In August 2013, Slate published the article “These Are Taken: Why don’t movie theaters have reserved seating?” In the article, Mark Vanhoenacker makes a case for why American movie theaters should adopt reserved seating, as many countries already had. It’s a strongly constructed argument: It works elsewhere, it eliminates the need to arrive early at the theater, it guarantees that parties who arrive together will get to stay together, it cuts down on awkward “Is this seat taken?” interactions, and it eliminates the need for moviegoers to hold seats through awkward methods like draping coats and hats over seats.
Sounds great, right? And maybe that’s why more and more theaters have started adopting reserved seating in the months since that article’s publication. Yet, for reasons both philosophical and practical, I can’t think of a more odious trend in exhibition (apart from the occasional attempts to bring in a “second-screen experience”).
First the philosophical: Moviegoing is one of our last great democratic cultural experiences. The notion of choosing a seat in the auditorium makes me bristle. When I go to the movies, I’m happy for it to be an experience where everyone in the theater feels like they’re all in it together on the same terms. True, as Vanhoenaker’s piece points out, “It simply rewards those who plan ahead and get there early rather than those who plan ahead and reserve a seat online,” but he reveals the problem with this in that sentence’s second half, which concludes “not everyone has Internet access, but then not everyone has a free half-hour to burn, either.” And that’s the other philosophical issue with reserved seating: It’s creating a class system for moviegoing, splitting it between “nice” theaters where patrons pay a higher price and get to pick their seats and lesser theaters without those options. Maybe that’s why, as Vanhoenaker points out, the Paris city council rejected attempts to implement it as it “harms the cinema, by definition a popular art.”
Yet, realistically, I want the best moviegoing experience I can get. I’d be a hypocrite if didn’t admit that when a movie I want to see is playing in both a well-maintained multiplex with good sight and sound and stadium seating and a charmingly run-down neighborhood theater, I’ll take the multiplex every time.
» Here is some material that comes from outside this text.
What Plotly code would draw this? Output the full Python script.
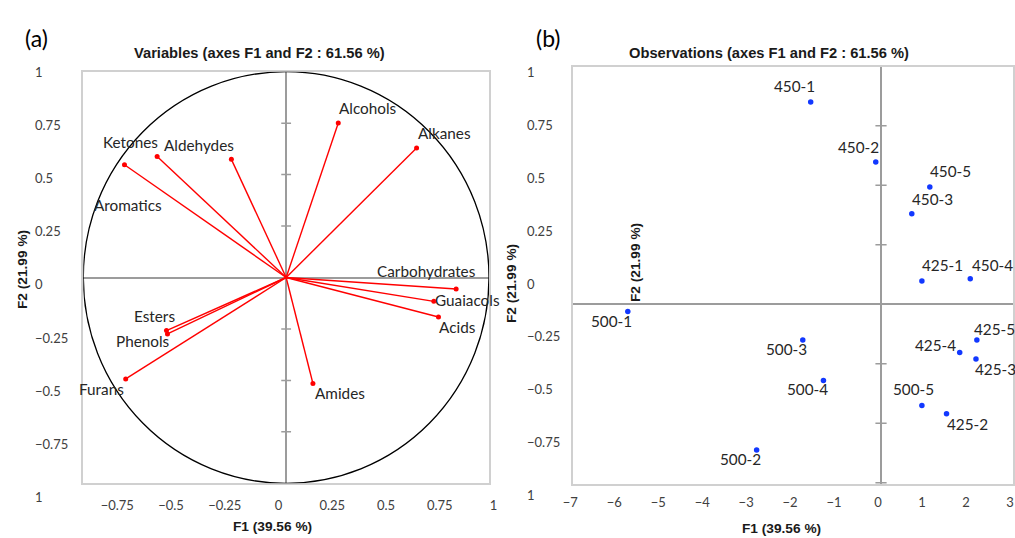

If all of them adopt reserved seating, I’m not going to avoid them on principle, as much as I’d like to. With movies, pleasure beats principle.
Ultimately, I’m bothered more by the practical aspects of reserved seating. In Chicago, we frequently have critics’ screenings at a large multiplex that’s been an early adopter of the reserved-seating model. It’s a nice theater, one of my favorite multiplexes. But that’s also meant the first 20 minutes of any given screening often involve ushers asking patrons in the wrong seat to move since invariably no one ends up in the right one, no matter how clear the system. This might change as we get increasingly used to reserved seating, but that still seems a long way off.
But even when the system works, I hate it. I choose my seats based where I’m most likely to be able to watch a movie without distractions. There’s strategy to this: The over-70 patrons at a matinee almost invariably chat away during a movie. They’re to be avoided. Anyone talking on the phone before a movie begins will likely keep talking on it once the movie starts: Also to be avoided. Does this person look likely to text during the movie? I want them out of my sight lines. I make dozens of little calculations before I sit down and they don’t stop once I’ve chosen a seat. I don’t mind other patrons talking during the trailers, but if they’re talking too much it tells me they’ll probably keep talking during the movie. If so, time to move. And if they’re talking during the movie, I need to move elsewhere. Reserved seating makes it impossible to choose a seat based on what I see in the theater and then locks me in, unable to move if where I’ve chosen plants me in the middle of a bunch of distractions.
Here’s an example: A couple of weeks ago I reviewed Taken 3, one of a slew of January releases dubbed too important to be screened for critics in advance. The most convenient option for me to see it was at a multiplex that recently brought in reserved seating and recliner chairs. (That’s another bad idea, but outside the scope of this piece.) I bought tickets online but arrived early anyway. When I got there, another party had taken a block of seats that included mine. I pointed this out and they were nice about it. But if they hadn’t been, there was no usher to shoo them off. I ended up sitting behind them. One texted through the entire movie—not an exaggeration—while pair two chattered away. If I’d had the option, I would have moved to sit somewhere else. But I didn’t.
Reserved seating gives moviegoers one choice—where they want to sit—while eliminating others. It’s a hard-to-implement system that will ultimately increase dissatisfaction and add to the annoyances of modern moviegoing rather than reduce them. It also breaks with the democratic spirit of moviegoing’s past. Let’s think twice before making it a part of the future.